• No results found

1. In de dagvaart bedraagt de ononderbroken rusttijd van een bemanningslid ten minste 8 uur in elke periode van 24 uur, te rekenen vanaf het einde van iedere rusttijd van ten minste 8 uur.

2. Een wisseling van exploitatiewijze is slechts mogelijk met inachtneming van het volgende voorschrift:

van de exploitatiewijze dagvaart mag slechts dan naar semi-continuvaart worden gewisseld indien de bemanning in zijn geheel is afgelost.

3. In de dagvaart mag de vaartijd van een schip ten hoogste eenmaal per week tot ten hoogste 16 uur worden verlengd indien:

a. het schip is uitgerust met een goed functionerende tachograaf die in werking is gesteld vanaf het einde van de voorgaande ten minste 8 aaneengesloten uren gedurende onderbreking van de vaart en b. de bemanning voor de dagvaart uit ten minste 2 schippers bestaat.

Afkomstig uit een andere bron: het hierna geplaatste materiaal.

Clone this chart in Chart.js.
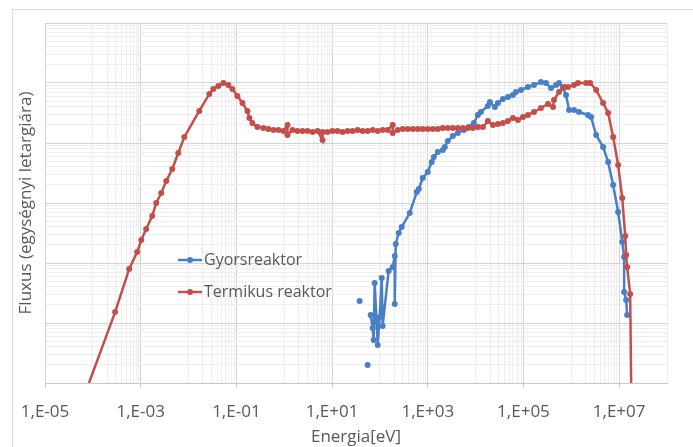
<!DOCTYPE html>
<html>
<head>
<meta charset="utf-8">
<title>Fluxus</title>
<script src="https://cdn.jsdelivr.net/npm/chart.js@4"></script>
<style>
  html, body { margin: 0; padding: 0; background: #fff; }
  #wrap { position: relative; width: 693px; height: 447px; }
  #frame { position: absolute; left: 12px; top: 9px; right: 0; bottom: 0;
           border-left: 1px solid #d9d9d9; border-top: 1px solid #d9d9d9; pointer-events: none; }
</style>
</head>
<body>
<div id="wrap">
  <canvas id="fluxChart" width="693" height="447"></canvas>
  <div id="frame"></div>
</div>
<script>
// Termikus reaktor (energia eV, fluxus)
const termEnergy = [8.3e-5, 2.92e-4, 5.74e-4, 8.45e-4, 1.03e-3, 1.30e-3, 1.74e-3, 2.11e-3, 2.69e-3, 3.42e-3,
  4.57e-3, 6.10e-3, 8.15e-3, 1.68e-2, 2.72e-2, 3.30e-2, 4.20e-2, 5.35e-2, 6.80e-2, 8.24e-2,
  0.105, 0.134, 0.170, 0.187, 0.216, 0.275, 0.367, 0.468, 0.596, 0.759,
  0.964, 1.17, 1.17, 1.49, 1.89, 2.41, 3.07, 3.91, 4.97, 6.32,
  6.32, 8.05, 10.2, 13.0, 16.6, 21.1, 26.9, 34.2, 43.5, 55.4,
  70.5, 89.7, 114, 145, 185, 185, 235, 299, 381, 485,
  618, 786, 1000, 1273, 1620, 2061, 2624, 3340, 4250, 5410,
  6886, 8750, 11150, 14190, 18060, 22980, 29250, 37240, 47400, 60300,
  76740, 97700, 1.24e5, 1.66e5, 2.32e5, 3.26e5, 4.15e5, 4.35e5, 5.53e5, 7.05e5,
  8.55e5, 1.14e6, 1.38e6, 2.04e6, 2.47e6, 3.30e6, 4.62e6, 5.89e6, 7.48e6, 9.53e6,
  1.16e7, 1.34e7, 1.40e7, 1.47e7, 1.70e7, 1.78e7];
const termFlux = [1, 15.2, 79.4, 152, 242, 369, 607, 1000, 1468, 2326,
  3687, 6813, 12589, 34150, 65600, 79430, 89125, 100000, 92600, 79430,
  60700, 46400, 34150, 26100, 21540, 18480, 17780, 17100, 16500, 16500,
  15850, 19950, 13600, 16500, 15850, 15850, 15850, 15300, 15850, 11200,
  15300, 15300, 15850, 15850, 15300, 15850, 15850, 16500, 15850, 15850,
  16500, 15850, 16500, 16500, 19950, 14700, 16500, 17100, 17100, 17100,
  17100, 17100, 17100, 17100, 17100, 17800, 17800, 17800, 17800, 17800,
  17800, 17800, 18500, 18500, 23300, 19950, 20700, 21500, 23300, 26100,
  24200, 27100, 29300, 32900, 38300, 44700, 39800, 52100, 70800, 85800,
  85800, 92700, 100000, 100000, 100000, 76400, 46400, 31600, 12600, 4300,
  1210, 282, 136, 85.8, 30.4, 1];

// Gyorsreaktor (null = szakadás a görbében)
const gyorsEnergy = [37.7, 37.7, 55.4, 55.4, 64.0, 70.5, 74.0, 77.6, 85.5, 89.7,
  98.8, 109, 114, 152, 185, 204, 204, 214, 247, 285,
  420, 589, 649, 786, 1000, 1213, 1337, 1620, 2061, 2270,
  2624, 3340, 4250, 5680, 7230, 9190, 11150, 12880, 18060, 19860,
  25290, 29250, 37240, 47400, 60300, 69660, 88720, 1.24e5, 1.66e5, 2.32e5,
  2.96e5, 3.77e5, 4.80e5, 5.53e5, 6.71e5, 7.76e5, 8.97e5, 1.14e6, 1.45e6, 2.24e6,
  2.59e6, 3.30e6, 4.62e6, 5.89e6, 7.48e6, 9.53e6, 1.16e7, 1.27e7, 1.27e7, 1.40e7,
  1.47e7];
const gyorsFlux = [23.3, null, 2.0, null, 13.6, 8.25, 5.2, 46.4, 10.4, 4.3,
  12.6, 56.2, 8.9, 73.6, 85.8, 131, 20.7, 207, 316, 398,
  681, 1525, 1710, 2610, 3290, 4820, 5840, 7080, 7640, 8580,
  10800, 13100, 14700, 16500, 18500, 21500, 29300, 32900, 41400, 48200,
  39800, 46400, 54100, 58400, 63100, 70800, 76400, 85800, 92700, 103900,
  100000, 82500, 92700, 100000, 82500, 63100, 35500, 35500, 32900, 29300,
  27100, 13600, 8580, 4820, 1995, 708, 224, 126, 32.9, 24.2,
  13.6];

const xMajorTicks = [1e-5, 1e-3, 1e-1, 1e1, 1e3, 1e5, 1e7];
const xTickLabels = ['1,E-05', '1,E-03', '1,E-01', '1,E+01', '1,E+03', '1,E+05', '1,E+07'];

const blue = '#4a7fc4';
const red = '#c0504d';
const textColor = '#595959';

// Rácsvonalak helyei (Excel: 100-as alapú fő, 10-es mellék beosztás)
const xGrid = [];
xMajorTicks.forEach(function (v) {
  xGrid.push({ value: v, major: true });
  for (let k = 1; k <= 9; k++) {
    if (v * 10 * k <= 1e8) xGrid.push({ value: v * 10 * k, major: false });
  }
});
const yGrid = [];
for (let n = 0; n < 6; n++) {
  yGrid.push({ value: Math.pow(10, n), major: true });
  for (let k = 2; k <= 9; k++) yGrid.push({ value: k * Math.pow(10, n), major: false });
}
yGrid.push({ value: 1e6, major: true });

function toPoints(xs, ys) {
  return xs.map(function (x, i) { return { x: x, y: ys[i] }; });
}

// Jelmagyarázat a rajzterületen belül
const innerLegend = {
  id: 'innerLegend',
  afterDraw(chart) {
    const ctx = chart.ctx;
    const items = [chart.data.datasets[1], chart.data.datasets[0]];
    ctx.save();
    ctx.font = '16px "Open Sans"';
    ctx.textBaseline = 'middle';
    items.forEach(function (ds, i) {
      const y = 260 + i * 32;
      ctx.strokeStyle = ds.borderColor;
      ctx.lineWidth = 2.5;
      ctx.beginPath();
      ctx.moveTo(178, y);
      ctx.lineTo(202, y);
      ctx.stroke();
      ctx.fillStyle = ds.borderColor;
      ctx.beginPath();
      ctx.arc(190, y, 3, 0, Math.PI * 2);
      ctx.fill();
      ctx.fillStyle = textColor;
      ctx.fillText(ds.label, 204, y);
    });
    ctx.restore();
  }
};

Chart.defaults.font.family = '"Open Sans", sans-serif';
Chart.defaults.color = textColor;

const ctx = document.getElementById('fluxChart').getContext('2d');
const chart = new Chart(ctx, {
  type: 'scatter',
  data: {
    datasets: [
      {
        label: 'Termikus reaktor',
        data: toPoints(termEnergy, termFlux),
        showLine: true,
        borderColor: red,
        backgroundColor: red,
        borderWidth: 2.5,
        pointRadius: function (c) { return c.raw && c.raw.y <= 1 ? 0 : 3; },
        pointBorderWidth: 0,
        order: 0
      },
      {
        label: 'Gyorsreaktor',
        data: toPoints(gyorsEnergy, gyorsFlux),
        showLine: true,
        spanGaps: false,
        borderColor: blue,
        backgroundColor: blue,
        borderWidth: 2.5,
        pointRadius: 3,
        pointBorderWidth: 0,
        order: 1
      }
    ]
  },
  options: {
    responsive: false,
    animation: false,
    layout: { padding: { left: 0, right: 26, top: 23, bottom: 0 } },
    plugins: {
      legend: { display: false },
      tooltip: { enabled: false }
    },
    scales: {
      x: {
        type: 'logarithmic',
        min: 1e-5,
        max: 1e8,
        afterBuildTicks: function (scale) {
          scale.ticks = xGrid.map(function (t) { return { value: t.value, major: t.major }; });
        },
        afterFit: function (scale) { scale.height = 64; },
        ticks: {
          autoSkip: false,
          maxRotation: 0,
          padding: 14,
          font: { size: 17 },
          color: textColor,
          callback: function (value) {
            const i = xMajorTicks.indexOf(value);
            return i >= 0 ? xTickLabels[i] : '';
          }
        },
        grid: {
          color: function (c) { return c.tick && c.tick.major ? '#d4d4d4' : '#eeeeee'; },
          tickColor: function (c) { return c.tick && c.tick.major ? '#c8c8c8' : 'rgba(0,0,0,0)'; },
          tickLength: 5
        },
        border: { color: '#c8c8c8' },
        title: {
          display: true,
          text: 'Energia[eV]',
          font: { size: 17 },
          color: textColor,
          padding: { top: 0, bottom: 0 }
        }
      },
      y: {
        type: 'logarithmic',
        min: 1,
        max: 1e6,
        afterBuildTicks: function (scale) {
          scale.ticks = yGrid.map(function (t) { return { value: t.value, major: t.major }; });
        },
        afterFit: function (scale) { scale.width = 45; },
        ticks: { display: false },
        grid: {
          color: function (c) { return c.tick && c.tick.major ? '#d4d4d4' : '#eeeeee'; },
          drawTicks: false
        },
        border: { color: '#d4d4d4' },
        title: {
          display: true,
          text: 'Fluxus (egységnyi letargiára)',
          font: { size: 17 },
          color: textColor,
          padding: { top: 16, bottom: 0 }
        }
      }
    }
  },
  plugins: [innerLegend]
});
</script>
</body>
</html>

4. In de dagvaart onderbreekt een schip de vaart van 23.00 uur tot 06.00 uur, tenzij het schip is uitgerust met een goed functionerende tachograaf die in werking is gesteld vanaf het einde van de voorgaande ten minste 8 aaneengesloten uren durende onderbreking van de vaart. In dat geval wordt de vaart onderbroken gedurende ten minste 8 aaneengesloten uren in elke periode van 24 uur, te rekenen vanaf het einde van iedere onderbreking van ten minste 8 uur.

38

BIJLAGE 3 CONTROLEREGELS

CONTROLEREGELS IN HET KADER VAN DE BESTRIJDING VAN ZIEKTEVERZUIM A. Hieronder volgen de in artikel 24 lid 4 bedoelde controlevoorschriften

I. Ziekmelding

a. De werknemer dient zich bij ziekte voor aanvangstijdstip van de werkzaamheden ziek te melden bij de directe chef. Dit dient telefonisch te gebeuren. Hierbij moet melding worden gemaakt van de verwachte duur en het verpleegadres (als dit afwijkend is van het woonadres).

b. De werknemer moet binnen 24 uur een zogenaamde “eigen verklaring” in vullen en op sturen naar de Arbo-dienst, als de werknemer deze van de Arbodienst ontvangt.

II. Maak contact mogelijk

a. De werknemer moet beschikbaar zijn voor contact. De werknemer moet thuis blijven tot het eerste bezoek van de controlerende instantie.

b. Na het eerste bezoek mag de werknemer (als de controlerende instantie daar geen bezwaar tegen heeft) buitenshuis gaan, maar moet de eerste drie weken wel thuis te zijn ‘s morgens tot 10.00 uur en ‘s middags van 12.00 tot 14.30 uur. In overleg met de arts van de Arbo-dienst kan hiervan worden afgeweken.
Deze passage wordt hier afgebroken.